Sergio Romero, el del Mónaco, el arquero que recibió el respaldo de Sabella para ser titular a pesar de fuertes críticas de algunos sectores, fue la “reencarnación” del “Goyco”. Primer tiro de Holanda y tapó a Vlaar, zaguero, una elección extraña de Van Gaal para ser el primer pateador.
Después, no falló Messi, tampoco Robben, ni Garay… y otra vez Romero con la capa para tapar el tiro de uno de los líderes de Holanda, nada menos que Sneijder. Ya Argentina se sentía campeona.

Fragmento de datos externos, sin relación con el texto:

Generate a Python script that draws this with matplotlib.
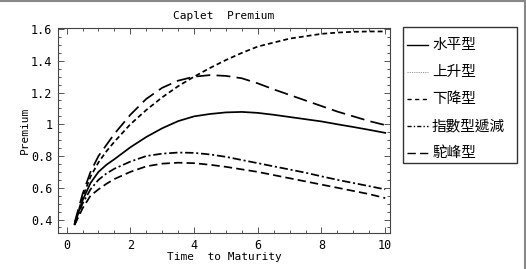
import matplotlib
matplotlib.use("Agg")
import matplotlib.pyplot as plt
from matplotlib.lines import Line2D
from matplotlib.patches import Rectangle
from matplotlib.ticker import MultipleLocator, FixedLocator

plt.rcParams['lines.scale_dashes'] = False

# time to maturity (years)
t = [0.25, 0.5, 0.75, 1.0, 1.25, 1.5, 2.0, 2.5, 3.0, 3.5, 4.0, 4.5, 5.0,
     5.5, 6.0, 6.5, 7.0, 7.5, 8.0, 8.5, 9.0, 9.5, 10.0]

# caplet premium for each term-structure shape
flat = [0.37, 0.52, 0.63, 0.70, 0.745, 0.78, 0.855, 0.92, 0.975, 1.02, 1.05,
        1.065, 1.075, 1.078, 1.072, 1.06, 1.046, 1.032, 1.018, 1.0, 0.983,
        0.965, 0.946]
upward = [0.37, 0.54, 0.67, 0.76, 0.83, 0.89, 1.0, 1.09, 1.17, 1.24, 1.30,
          1.355, 1.405, 1.45, 1.49, 1.515, 1.54, 1.555, 1.57, 1.578, 1.583,
          1.585, 1.585]
downward = [0.365, 0.47, 0.55, 0.59, 0.625, 0.655, 0.70, 0.735, 0.752, 0.758,
            0.755, 0.745, 0.732, 0.716, 0.70, 0.68, 0.66, 0.64, 0.62, 0.60,
            0.58, 0.56, 0.535]
expdecay = [0.37, 0.50, 0.59, 0.65, 0.69, 0.72, 0.765, 0.80, 0.815, 0.822,
            0.82, 0.81, 0.795, 0.775, 0.755, 0.735, 0.715, 0.695, 0.672, 0.65,
            0.63, 0.61, 0.59]
hump = [0.38, 0.56, 0.70, 0.80, 0.87, 0.94, 1.06, 1.16, 1.23, 1.275, 1.30,
        1.31, 1.305, 1.29, 1.258, 1.22, 1.185, 1.15, 1.115, 1.08, 1.05, 1.02,
        0.995]

labels = [u'水平型', u'上升型', u'下降型', u'指數型遞減', u'駝峰型']

W, H = 526, 269
fig = plt.figure(figsize=(W / 100, H / 100), dpi=100)
ax = fig.add_axes([58 / W, 1 - 233 / H, (390 - 58) / W, (233 - 27.5) / H])

lw = 1.25
ax.plot(t, flat, color='black', lw=lw)
ax.plot(t, upward, color='black', lw=lw, dashes=(3.5, 2.2))
ax.plot(t, downward, color='black', lw=lw, dashes=(6, 3))
ax.plot(t, expdecay, color='black', lw=lw, dashes=(6, 2, 1.5, 2))
ax.plot(t, hump, color='black', lw=lw, dashes=(10, 4.5))

ax.set_xlim(-0.27, 10.15)
ax.set_ylim(0.315, 1.61)

mono = 'DejaVu Sans Mono'
ax.xaxis.set_major_locator(MultipleLocator(2))
ax.xaxis.set_minor_locator(MultipleLocator(0.5))
yt = [0.4, 0.6, 0.8, 1.0, 1.2, 1.4, 1.6]
ax.yaxis.set_major_locator(FixedLocator(yt))
ax.set_yticklabels(['0.4', '0.6', '0.8', '1', '1.2', '1.4', '1.6'])
ax.yaxis.set_minor_locator(MultipleLocator(0.05))
ax.tick_params(which='both', direction='in', top=True, right=True,
               color='#555555', width=0.7)
ax.tick_params(which='major', length=4, labelsize=8.5, pad=4)
ax.tick_params(which='minor', length=2)
for lab in ax.get_xticklabels() + ax.get_yticklabels():
    lab.set_family(mono)
for s in ax.spines.values():
    s.set_color('#444444')
    s.set_linewidth(0.8)

ax.set_title('Caplet  Premium', family=mono, fontsize=8, pad=6)
ax.set_xlabel('Time  to Maturity', family=mono, fontsize=8, labelpad=0)
ax.set_ylabel('Premium', family=mono, fontsize=8, labelpad=1)

# legend drawn by hand in pixel positions (box, sample line, label)
def fx(px):
    return px / W

def fy(py):
    return 1 - py / H

fig.add_artist(Rectangle((fx(403), fy(163)), fx(517) - fx(403), fy(27) - fy(163),
                         transform=fig.transFigure, fill=False,
                         edgecolor='#333333', lw=1.0))
styles = [
    dict(color='black', lw=1.0),
    dict(color='gray', lw=0.6, dashes=(0.8, 0.8)),
    dict(color='black', lw=1.0, dashes=(3, 2.5)),
    dict(color='black', lw=1.0, dashes=(3, 1.5, 1, 1.5)),
    dict(color='black', lw=1.0, dashes=(6, 3)),
]
for i, (lab, st) in enumerate(zip(labels, styles)):
    yc = 45 + 27.1 * i
    fig.add_artist(Line2D([fx(407), fx(428)], [fy(yc), fy(yc)], **st))
    fig.text(fx(432), fy(yc), lab, va='center', ha='left', fontsize=10.5,
             family=['Noto Sans CJK TC', 'DejaVu Sans'])

# grey border on top and right edges of the picture
fig.add_artist(Line2D([0, 1], [1 - 1 / H, 1 - 1 / H], color='#888888', lw=1.5))
fig.add_artist(Line2D([1 - 1.5 / W, 1 - 1.5 / W], [0, 1], color='#888888', lw=1.5))

fig.savefig('out.png', dpi=100)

Cillessen se lo adivinó a Agüero, pero fue gol; Kuyt intentó traer calma con fría definición… y después Maxi Rodríguez, fuerte y al medio, golpe de fe que pegó en las manos del meta del Ajax, pero iba tan cargado de ilusión que igual entró.
Entró y entró Argentina a la final. No es favorita. Lejos, lo es Alemania. Pero a los hinchas gauchos, que ayer planeaban acabarse la cerveza de Sao Paulo y viajar a Río de Janiro, eso no les importa. Les importa que volverán a ser campeones. Como en el 86, dicen.